— begin Dataset excerpt —

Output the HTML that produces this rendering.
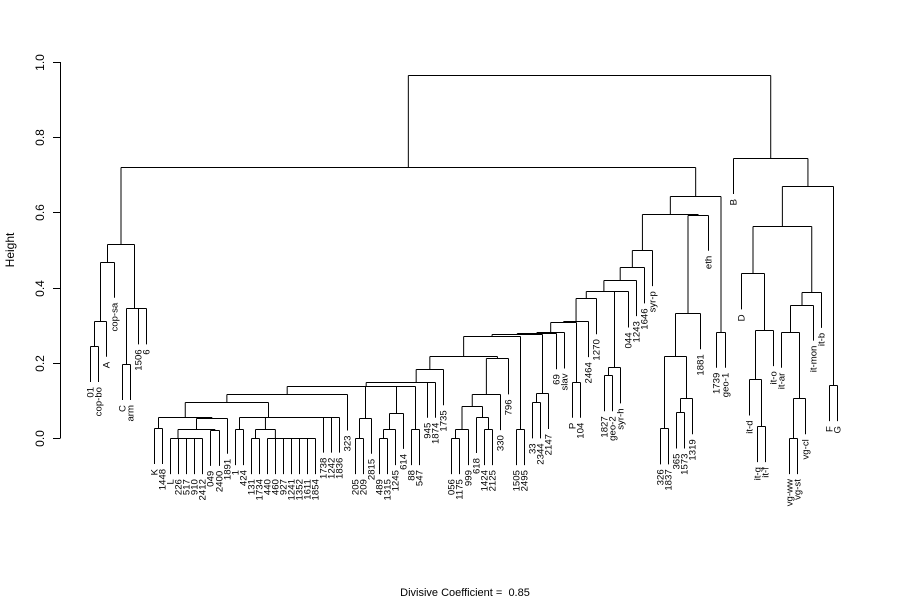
<!DOCTYPE html>
<html><head><meta charset="utf-8"><style>
html,body{margin:0;padding:0;background:#fff}
svg{display:block;font-family:"Liberation Sans",sans-serif}
</style></head><body>
<svg id="chart" width="900" height="600" viewBox="0 0 900 600" xmlns="http://www.w3.org/2000/svg">
<g id="axis"></g>
<g id="tree"></g>
<g id="labels"></g>
<text x="0" y="0" transform="translate(14,250) rotate(-90)" text-anchor="middle" font-size="12">Height</text>
<text x="465" y="596" text-anchor="middle" font-size="11">Divisive Coefficient = &#160;0.85</text>
</svg>
<script>
// Tree data: node = [height, left, right]; leaf = label
const copGroup = [0.515,
  [0.469, [0.312, [0.245, "01", "cop-bo"], "A"], "cop-sa"],
  [0.347, [0.197, "C", "arm"], [0.345, "1506", "6"]]];
const groupG = [0.055, [0.027, "K", "1448"],
  [0.054, [0.024, [0, "L", [0, "226", [0, "517", [0, "910", "2412"]]]], [0.022, "049", "2400"]], "1891"]];
const groupH = [0.057, [0.024, "1", "424"],
  [0.057, [0.024, [0, "131", "1734"], [0, "440", [0, "460", [0, "927", [0, "1241", [0, "1352", [0, "1611", "1854"]]]]]]],
    [0.057, "1738", [0.057, "1242", "1836"]]]];
const groupJ = [0.116, [0.097, groupG, groupH], "323"];
const groupR1 = [0.054, [0, "205", "209"], "2815"];
const groupR4 = [0.137, [0.067, [0.024, [0, "489", "1315"], "1245"], "614"], [0.024, "88", "547"]];
const groupK = [0.150, [0.150, [0.138, [0.138, groupJ, groupR1], groupR4], "945"], "1874"];
const groupQ = [0.117, [0.086, [0.024, [0, "056", "1175"], "999"], [0.056, "618", [0.024, "1424", "2125"]]], "330"];
const groupX = [0.218, [0.183, groupK, "1735"], [0.212, groupQ, "796"]];
const groupNd = [0.281, [0.279, [0.276, [0.272, groupX, [0.024, "1505", "2495"]], [0.12, [0.095, "33", "2344"], "2147"]], "69"], "slav"];
const groupNg = [0.372, [0.311, [0.309, groupNd, [0.15, "P", "104"]], "2464"], "1270"];
const groupY = [0.5, [0.454, [0.42, [0.392, groupNg, [0.390, [0.188, [0.167, "1827", "geo-2"], "syr-h"], "044"]], "1243"], "1646"], "syr-p"];
const groupZ = [0.644, [0.595, groupY, [0.594, [0.332, [0.219, [0.026, "326", "1837"], [0.106, [0.068, "365", "1573"], "1319"]], "1881"], "eth"]], [0.283, "1739", "geo-1"]];
const rightGroup = [0.745, "B", [0.67,
  [0.564, [0.438, "D", [0.287, [0.156, "it-d", [0.032, "it-g", "it-f"]], "it-o"]],
    [0.389, [0.355, [0.283, "it-ar", [0.106, [0, "vg-ww", "vg-st"], "vg-cl"]], "it-mon"], "it-b"]],
  [0.141, "F", "G"]]];
const root = [0.965, [0.721, copGroup, groupZ], rightGroup];
const yTicks = [0.0, 0.2, 0.4, 0.6, 0.8, 1.0];
const yTickLabels = ["0.0", "0.2", "0.4", "0.6", "0.8", "1.0"];
const hang = 0.096;

const NS = "http://www.w3.org/2000/svg";
const yScale = h => 438 - h * 376;
const leafX = i => 90 + i * 8.032;
const treeG = document.getElementById("tree");
const labG = document.getElementById("labels");
const axG = document.getElementById("axis");

function line(parent, x1, y1, x2, y2, name) {
  const l = document.createElementNS(NS, "line");
  l.setAttribute("x1", x1); l.setAttribute("y1", y1);
  l.setAttribute("x2", x2); l.setAttribute("y2", y2);
  l.setAttribute("stroke", "#000"); l.setAttribute("stroke-width", "1");
  
  
  parent.appendChild(l);
  return l;
}

let leafCount = 0;
function layout(node, parentH) {
  if (typeof node === "string") {
    const x = Math.round(leafX(leafCount++)) + 0.5;
    const bottom = yScale(parentH - hang);
    const t = document.createElementNS(NS, "text");
    t.textContent = node;
    t.setAttribute("transform", "translate(" + (x + 3.2) + "," + (bottom + 5) + ") rotate(-90)");
    t.setAttribute("text-anchor", "end");
    t.setAttribute("font-size", "9.6");
    
    
    labG.appendChild(t);
    return { x: x, top: bottom };
  }
  const h = node[0];
  const a = layout(node[1], h);
  const b = layout(node[2], h);
  const y = Math.round(yScale(h)) + 0.5;
  line(treeG, a.x, a.top, a.x, y, "branch-vertical");
  line(treeG, b.x, b.top, b.x, y, "branch-vertical");
  line(treeG, a.x, y, b.x, y, "merge-horizontal");
  return { x: (a.x + b.x) / 2, top: y };
}
layout(root, root[0]);

line(axG, 60.5, yScale(yTicks[0]), 60.5, yScale(yTicks[yTicks.length - 1]), "y-axis-line");
yTicks.forEach((v, i) => {
  const y = Math.round(yScale(v)) + 0.5;
  line(axG, 53, y, 60.5, y, "y-tick");
  const t = document.createElementNS(NS, "text");
  t.textContent = yTickLabels[i];
  t.setAttribute("transform", "translate(44," + y + ") rotate(-90)");
  t.setAttribute("text-anchor", "middle");
  t.setAttribute("font-size", "12");
  
  
  axG.appendChild(t);
});
</script>
</body></html>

— end Dataset excerpt —

Transcribe all the lines above exactly, apart from the pictures.

Output the HTML that produces this rendering.
<!DOCTYPE html>
<html><head><meta charset="utf-8"><style>
html,body{margin:0;padding:0;background:#fff}
svg{display:block;font-family:"Liberation Sans",sans-serif}
</style></head><body>
<svg id="chart" width="900" height="600" viewBox="0 0 900 600" xmlns="http://www.w3.org/2000/svg">
<g id="axis"></g>
<g id="tree"></g>
<g id="labels"></g>
<text x="0" y="0" transform="translate(14,250) rotate(-90)" text-anchor="middle" font-size="12">Height</text>
<text x="465" y="596" text-anchor="middle" font-size="11">Divisive Coefficient = &#160;0.85</text>
</svg>
<script>
// Tree data: node = [height, left, right]; leaf = label
const copGroup = [0.515,
  [0.469, [0.312, [0.245, "01", "cop-bo"], "A"], "cop-sa"],
  [0.347, [0.197, "C", "arm"], [0.345, "1506", "6"]]];
const groupG = [0.055, [0.027, "K", "1448"],
  [0.054, [0.024, [0, "L", [0, "226", [0, "517", [0, "910", "2412"]]]], [0.022, "049", "2400"]], "1891"]];
const groupH = [0.057, [0.024, "1", "424"],
  [0.057, [0.024, [0, "131", "1734"], [0, "440", [0, "460", [0, "927", [0, "1241", [0, "1352", [0, "1611", "1854"]]]]]]],
    [0.057, "1738", [0.057, "1242", "1836"]]]];
const groupJ = [0.116, [0.097, groupG, groupH], "323"];
const groupR1 = [0.054, [0, "205", "209"], "2815"];
const groupR4 = [0.137, [0.067, [0.024, [0, "489", "1315"], "1245"], "614"], [0.024, "88", "547"]];
const groupK = [0.150, [0.150, [0.138, [0.138, groupJ, groupR1], groupR4], "945"], "1874"];
const groupQ = [0.117, [0.086, [0.024, [0, "056", "1175"], "999"], [0.056, "618", [0.024, "1424", "2125"]]], "330"];
const groupX = [0.218, [0.183, groupK, "1735"], [0.212, groupQ, "796"]];
const groupNd = [0.281, [0.279, [0.276, [0.272, groupX, [0.024, "1505", "2495"]], [0.12, [0.095, "33", "2344"], "2147"]], "69"], "slav"];
const groupNg = [0.372, [0.311, [0.309, groupNd, [0.15, "P", "104"]], "2464"], "1270"];
const groupY = [0.5, [0.454, [0.42, [0.392, groupNg, [0.390, [0.188, [0.167, "1827", "geo-2"], "syr-h"], "044"]], "1243"], "1646"], "syr-p"];
const groupZ = [0.644, [0.595, groupY, [0.594, [0.332, [0.219, [0.026, "326", "1837"], [0.106, [0.068, "365", "1573"], "1319"]], "1881"], "eth"]], [0.283, "1739", "geo-1"]];
const rightGroup = [0.745, "B", [0.67,
  [0.564, [0.438, "D", [0.287, [0.156, "it-d", [0.032, "it-g", "it-f"]], "it-o"]],
    [0.389, [0.355, [0.283, "it-ar", [0.106, [0, "vg-ww", "vg-st"], "vg-cl"]], "it-mon"], "it-b"]],
  [0.141, "F", "G"]]];
const root = [0.965, [0.721, copGroup, groupZ], rightGroup];
const yTicks = [0.0, 0.2, 0.4, 0.6, 0.8, 1.0];
const yTickLabels = ["0.0", "0.2", "0.4", "0.6", "0.8", "1.0"];
const hang = 0.096;

const NS = "http://www.w3.org/2000/svg";
const yScale = h => 438 - h * 376;
const leafX = i => 90 + i * 8.032;
const treeG = document.getElementById("tree");
const labG = document.getElementById("labels");
const axG = document.getElementById("axis");

function line(parent, x1, y1, x2, y2, name) {
  const l = document.createElementNS(NS, "line");
  l.setAttribute("x1", x1); l.setAttribute("y1", y1);
  l.setAttribute("x2", x2); l.setAttribute("y2", y2);
  l.setAttribute("stroke", "#000"); l.setAttribute("stroke-width", "1");
  
  
  parent.appendChild(l);
  return l;
}

let leafCount = 0;
function layout(node, parentH) {
  if (typeof node === "string") {
    const x = Math.round(leafX(leafCount++)) + 0.5;
    const bottom = yScale(parentH - hang);
    const t = document.createElementNS(NS, "text");
    t.textContent = node;
    t.setAttribute("transform", "translate(" + (x + 3.2) + "," + (bottom + 5) + ") rotate(-90)");
    t.setAttribute("text-anchor", "end");
    t.setAttribute("font-size", "9.6");
    
    
    labG.appendChild(t);
    return { x: x, top: bottom };
  }
  const h = node[0];
  const a = layout(node[1], h);
  const b = layout(node[2], h);
  const y = Math.round(yScale(h)) + 0.5;
  line(treeG, a.x, a.top, a.x, y, "branch-vertical");
  line(treeG, b.x, b.top, b.x, y, "branch-vertical");
  line(treeG, a.x, y, b.x, y, "merge-horizontal");
  return { x: (a.x + b.x) / 2, top: y };
}
layout(root, root[0]);

line(axG, 60.5, yScale(yTicks[0]), 60.5, yScale(yTicks[yTicks.length - 1]), "y-axis-line");
yTicks.forEach((v, i) => {
  const y = Math.round(yScale(v)) + 0.5;
  line(axG, 53, y, 60.5, y, "y-tick");
  const t = document.createElementNS(NS, "text");
  t.textContent = yTickLabels[i];
  t.setAttribute("transform", "translate(44," + y + ") rotate(-90)");
  t.setAttribute("text-anchor", "middle");
  t.setAttribute("font-size", "12");
  
  
  axG.appendChild(t);
});
</script>
</body></html>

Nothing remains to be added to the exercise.